• [TO DO] All of the material below is to be repeated exactly.

• [DATA]
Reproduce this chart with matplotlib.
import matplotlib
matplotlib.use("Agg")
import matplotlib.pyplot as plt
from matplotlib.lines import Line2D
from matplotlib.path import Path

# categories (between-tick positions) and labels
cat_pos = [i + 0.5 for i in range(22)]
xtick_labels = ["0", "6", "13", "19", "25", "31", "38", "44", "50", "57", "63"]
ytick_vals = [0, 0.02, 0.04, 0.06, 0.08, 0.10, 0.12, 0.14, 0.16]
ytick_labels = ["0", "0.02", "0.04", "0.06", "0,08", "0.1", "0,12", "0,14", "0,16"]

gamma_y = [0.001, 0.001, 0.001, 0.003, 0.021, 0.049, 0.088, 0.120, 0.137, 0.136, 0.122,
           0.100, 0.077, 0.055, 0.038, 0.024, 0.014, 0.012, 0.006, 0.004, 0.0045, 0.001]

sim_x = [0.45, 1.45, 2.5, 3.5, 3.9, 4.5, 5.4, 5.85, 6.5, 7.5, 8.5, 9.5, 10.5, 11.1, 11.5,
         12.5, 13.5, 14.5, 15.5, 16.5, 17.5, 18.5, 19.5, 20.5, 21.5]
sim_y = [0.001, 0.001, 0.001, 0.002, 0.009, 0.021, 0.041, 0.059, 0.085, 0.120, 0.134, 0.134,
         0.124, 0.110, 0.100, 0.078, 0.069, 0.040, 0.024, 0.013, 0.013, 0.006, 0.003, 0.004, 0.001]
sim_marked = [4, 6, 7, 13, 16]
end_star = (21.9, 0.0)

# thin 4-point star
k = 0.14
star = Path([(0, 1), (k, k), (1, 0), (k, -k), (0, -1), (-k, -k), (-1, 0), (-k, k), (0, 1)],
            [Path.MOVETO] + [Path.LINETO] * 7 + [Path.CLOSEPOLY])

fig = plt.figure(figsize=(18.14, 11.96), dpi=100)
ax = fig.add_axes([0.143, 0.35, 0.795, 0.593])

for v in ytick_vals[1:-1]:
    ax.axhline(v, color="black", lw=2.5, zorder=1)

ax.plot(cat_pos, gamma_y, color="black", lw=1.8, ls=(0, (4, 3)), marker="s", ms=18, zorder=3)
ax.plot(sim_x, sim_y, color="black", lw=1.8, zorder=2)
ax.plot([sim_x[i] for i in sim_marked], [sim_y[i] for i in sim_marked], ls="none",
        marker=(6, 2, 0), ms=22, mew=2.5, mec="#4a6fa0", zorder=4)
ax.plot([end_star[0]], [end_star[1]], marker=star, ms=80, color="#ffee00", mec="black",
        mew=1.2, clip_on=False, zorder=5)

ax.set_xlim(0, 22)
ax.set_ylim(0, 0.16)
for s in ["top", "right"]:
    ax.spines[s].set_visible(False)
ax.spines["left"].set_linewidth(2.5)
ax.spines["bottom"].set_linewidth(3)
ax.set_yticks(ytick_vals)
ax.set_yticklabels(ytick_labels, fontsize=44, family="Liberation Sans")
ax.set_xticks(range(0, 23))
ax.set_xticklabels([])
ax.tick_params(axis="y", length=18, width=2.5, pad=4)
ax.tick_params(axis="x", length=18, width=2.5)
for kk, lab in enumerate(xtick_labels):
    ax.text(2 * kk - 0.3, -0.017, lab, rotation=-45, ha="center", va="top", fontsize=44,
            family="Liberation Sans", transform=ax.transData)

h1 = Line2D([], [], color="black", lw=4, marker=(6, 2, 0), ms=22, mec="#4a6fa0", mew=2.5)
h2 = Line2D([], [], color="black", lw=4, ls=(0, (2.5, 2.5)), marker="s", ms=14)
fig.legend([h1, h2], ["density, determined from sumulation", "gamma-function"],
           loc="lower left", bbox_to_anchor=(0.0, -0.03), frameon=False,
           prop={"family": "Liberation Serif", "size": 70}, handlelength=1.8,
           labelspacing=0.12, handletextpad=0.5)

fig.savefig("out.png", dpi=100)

• [THE SOLUTION]
Reproduce this chart with matplotlib.
import matplotlib
matplotlib.use("Agg")
import matplotlib.pyplot as plt
from matplotlib.lines import Line2D
from matplotlib.path import Path

# categories (between-tick positions) and labels
cat_pos = [i + 0.5 for i in range(22)]
xtick_labels = ["0", "6", "13", "19", "25", "31", "38", "44", "50", "57", "63"]
ytick_vals = [0, 0.02, 0.04, 0.06, 0.08, 0.10, 0.12, 0.14, 0.16]
ytick_labels = ["0", "0.02", "0.04", "0.06", "0,08", "0.1", "0,12", "0,14", "0,16"]

gamma_y = [0.001, 0.001, 0.001, 0.003, 0.021, 0.049, 0.088, 0.120, 0.137, 0.136, 0.122,
           0.100, 0.077, 0.055, 0.038, 0.024, 0.014, 0.012, 0.006, 0.004, 0.0045, 0.001]

sim_x = [0.45, 1.45, 2.5, 3.5, 3.9, 4.5, 5.4, 5.85, 6.5, 7.5, 8.5, 9.5, 10.5, 11.1, 11.5,
         12.5, 13.5, 14.5, 15.5, 16.5, 17.5, 18.5, 19.5, 20.5, 21.5]
sim_y = [0.001, 0.001, 0.001, 0.002, 0.009, 0.021, 0.041, 0.059, 0.085, 0.120, 0.134, 0.134,
         0.124, 0.110, 0.100, 0.078, 0.069, 0.040, 0.024, 0.013, 0.013, 0.006, 0.003, 0.004, 0.001]
sim_marked = [4, 6, 7, 13, 16]
end_star = (21.9, 0.0)

# thin 4-point star
k = 0.14
star = Path([(0, 1), (k, k), (1, 0), (k, -k), (0, -1), (-k, -k), (-1, 0), (-k, k), (0, 1)],
            [Path.MOVETO] + [Path.LINETO] * 7 + [Path.CLOSEPOLY])

fig = plt.figure(figsize=(18.14, 11.96), dpi=100)
ax = fig.add_axes([0.143, 0.35, 0.795, 0.593])

for v in ytick_vals[1:-1]:
    ax.axhline(v, color="black", lw=2.5, zorder=1)

ax.plot(cat_pos, gamma_y, color="black", lw=1.8, ls=(0, (4, 3)), marker="s", ms=18, zorder=3)
ax.plot(sim_x, sim_y, color="black", lw=1.8, zorder=2)
ax.plot([sim_x[i] for i in sim_marked], [sim_y[i] for i in sim_marked], ls="none",
        marker=(6, 2, 0), ms=22, mew=2.5, mec="#4a6fa0", zorder=4)
ax.plot([end_star[0]], [end_star[1]], marker=star, ms=80, color="#ffee00", mec="black",
        mew=1.2, clip_on=False, zorder=5)

ax.set_xlim(0, 22)
ax.set_ylim(0, 0.16)
for s in ["top", "right"]:
    ax.spines[s].set_visible(False)
ax.spines["left"].set_linewidth(2.5)
ax.spines["bottom"].set_linewidth(3)
ax.set_yticks(ytick_vals)
ax.set_yticklabels(ytick_labels, fontsize=44, family="Liberation Sans")
ax.set_xticks(range(0, 23))
ax.set_xticklabels([])
ax.tick_params(axis="y", length=18, width=2.5, pad=4)
ax.tick_params(axis="x", length=18, width=2.5)
for kk, lab in enumerate(xtick_labels):
    ax.text(2 * kk - 0.3, -0.017, lab, rotation=-45, ha="center", va="top", fontsize=44,
            family="Liberation Sans", transform=ax.transData)

h1 = Line2D([], [], color="black", lw=4, marker=(6, 2, 0), ms=22, mec="#4a6fa0", mew=2.5)
h2 = Line2D([], [], color="black", lw=4, ls=(0, (2.5, 2.5)), marker="s", ms=14)
fig.legend([h1, h2], ["density, determined from sumulation", "gamma-function"],
           loc="lower left", bbox_to_anchor=(0.0, -0.03), frameon=False,
           prop={"family": "Liberation Serif", "size": 70}, handlelength=1.8,
           labelspacing=0.12, handletextpad=0.5)

fig.savefig("out.png", dpi=100)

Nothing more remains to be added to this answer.